## Begin INFORMATION PROVIDED

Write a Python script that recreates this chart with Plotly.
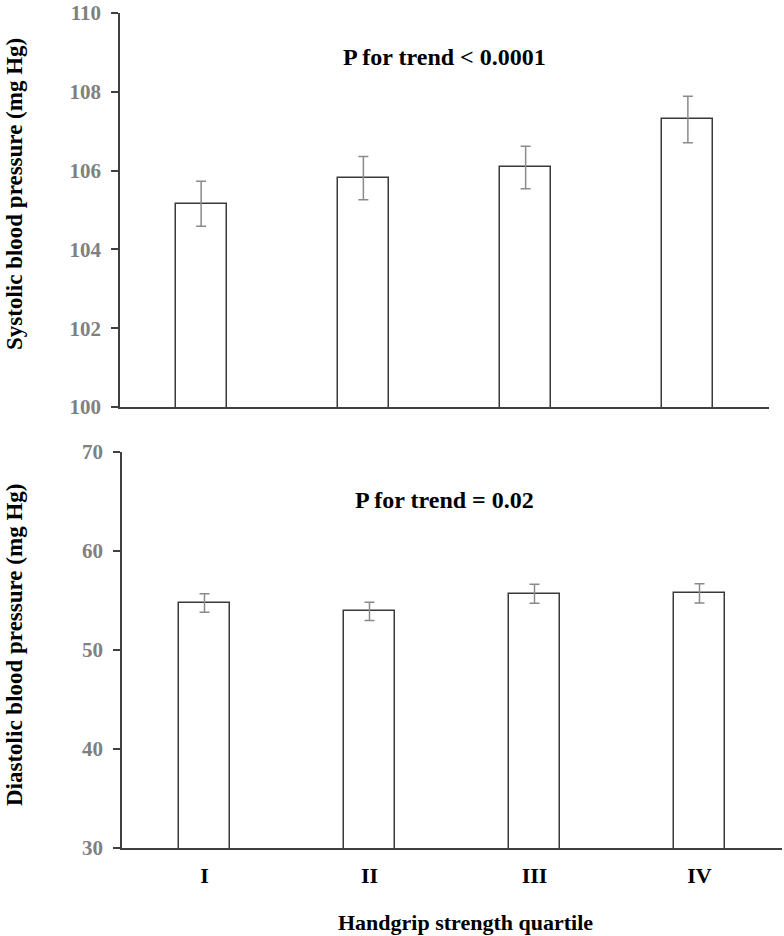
import plotly.graph_objects as go

quartiles = ["I", "II", "III", "IV"]
systolic = [105.16, 105.81, 106.08, 107.30]
systolic_err = [0.57, 0.55, 0.54, 0.59]
diastolic = [54.75, 53.90, 55.68, 55.72]
diastolic_err = [0.94, 0.92, 0.95, 0.97]

sys_ticks = [100, 102, 104, 106, 108, 110]
dia_ticks = [30, 40, 50, 60, 70]

W, H = 784, 936
FONT = "Liberation Serif"
BAR_LINE = "#3a3a3a"
ERR_COL = "#8a8a8a"
AX_COL = "#404040"
TICK_COL = "#808080"

fig = go.Figure()

fig.add_trace(go.Bar(
    x=quartiles, y=systolic, xaxis="x", yaxis="y",
    width=0.315, marker=dict(color="white", line=dict(color=BAR_LINE, width=1.5)),
    error_y=dict(type="data", array=systolic_err, color=ERR_COL, thickness=1.5, width=5),
    showlegend=False,
))
fig.add_trace(go.Bar(
    x=quartiles, y=diastolic, xaxis="x2", yaxis="y2",
    width=0.315, marker=dict(color="white", line=dict(color=BAR_LINE, width=1.5)),
    error_y=dict(type="data", array=diastolic_err, color=ERR_COL, thickness=1.5, width=5),
    showlegend=False,
))

def px_x(p):
    return p / W

def px_y(p):
    return 1 - p / H

yaxis_common = dict(
    showline=True, linecolor=AX_COL, linewidth=1.5,
    ticks="outside", ticklen=7, tickcolor=AX_COL, tickwidth=1.5,
    showgrid=False, zeroline=False, automargin=False, ticklabelstandoff=6,
    ticklabeloverflow="allow",
    tickfont=dict(family=FONT, size=21, color=TICK_COL, weight="bold"),
)
xaxis_common = dict(
    showline=True, linecolor=AX_COL, linewidth=1.5,
    ticks="", showgrid=False, zeroline=False, range=[-0.5, 3.5], automargin=False,
    ticklabelstandoff=7, ticklabeloverflow="allow",
    tickfont=dict(family=FONT, size=22, color="black", weight="bold"),
)

fig.update_layout(
    width=W, height=H,
    margin=dict(l=0, r=0, t=0, b=0, autoexpand=False),
    paper_bgcolor="white", plot_bgcolor="white",
    bargap=0,
    xaxis=dict(domain=[px_x(120), px_x(769)], anchor="y", showticklabels=False, **xaxis_common),
    yaxis=dict(domain=[px_y(407), px_y(13)], anchor="x", range=[100, 110],
               tickvals=sys_ticks, **yaxis_common),
    xaxis2=dict(domain=[px_x(122), px_x(782)], anchor="y2", showticklabels=True, **xaxis_common),
    yaxis2=dict(domain=[px_y(848), px_y(452)], anchor="x2", range=[30, 70],
                tickvals=dia_ticks, **yaxis_common),
    annotations=[
        dict(text="P for trend < 0.0001", x=px_x(444), y=px_y(57), xref="paper", yref="paper",
             showarrow=False, xanchor="center", yanchor="middle",
             font=dict(family=FONT, size=24, color="black", weight="bold")),
        dict(text="P for trend = 0.02", x=px_x(444), y=px_y(500), xref="paper", yref="paper",
             showarrow=False, xanchor="center", yanchor="middle",
             font=dict(family=FONT, size=24, color="black", weight="bold")),
        dict(text="Systolic blood pressure (mg Hg)", x=px_x(14), y=px_y(194), xref="paper", yref="paper",
             showarrow=False, xanchor="center", yanchor="middle", textangle=-90,
             font=dict(family=FONT, size=23, color="black", weight="bold")),
        dict(text="Diastolic blood pressure (mg Hg)", x=px_x(14), y=px_y(645), xref="paper", yref="paper",
             showarrow=False, xanchor="center", yanchor="middle", textangle=-90,
             font=dict(family=FONT, size=23, color="black", weight="bold")),
        dict(text="Handgrip strength quartile", x=px_x(465), y=px_y(922), xref="paper", yref="paper",
             showarrow=False, xanchor="center", yanchor="middle",
             font=dict(family=FONT, size=22, color="black", weight="bold")),
    ],
)

fig.write_html(
    "out.html",
    config={"displayModeBar": False},
    post_script="document.body.style.margin='0px';document.body.style.overflow='hidden';",
)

## End INFORMATION PROVIDED

## TASK DETAILS
Go from the first line of the data above to the line containing "return p / W" and retype exactly those lines, both included, but none of the pictures.

## TASK RESPONSE
Write a Python script that recreates this chart with Plotly.
import plotly.graph_objects as go

quartiles = ["I", "II", "III", "IV"]
systolic = [105.16, 105.81, 106.08, 107.30]
systolic_err = [0.57, 0.55, 0.54, 0.59]
diastolic = [54.75, 53.90, 55.68, 55.72]
diastolic_err = [0.94, 0.92, 0.95, 0.97]

sys_ticks = [100, 102, 104, 106, 108, 110]
dia_ticks = [30, 40, 50, 60, 70]

W, H = 784, 936
FONT = "Liberation Serif"
BAR_LINE = "#3a3a3a"
ERR_COL = "#8a8a8a"
AX_COL = "#404040"
TICK_COL = "#808080"

fig = go.Figure()

fig.add_trace(go.Bar(
    x=quartiles, y=systolic, xaxis="x", yaxis="y",
    width=0.315, marker=dict(color="white", line=dict(color=BAR_LINE, width=1.5)),
    error_y=dict(type="data", array=systolic_err, color=ERR_COL, thickness=1.5, width=5),
    showlegend=False,
))
fig.add_trace(go.Bar(
    x=quartiles, y=diastolic, xaxis="x2", yaxis="y2",
    width=0.315, marker=dict(color="white", line=dict(color=BAR_LINE, width=1.5)),
    error_y=dict(type="data", array=diastolic_err, color=ERR_COL, thickness=1.5, width=5),
    showlegend=False,
))

def px_x(p):
    return p / W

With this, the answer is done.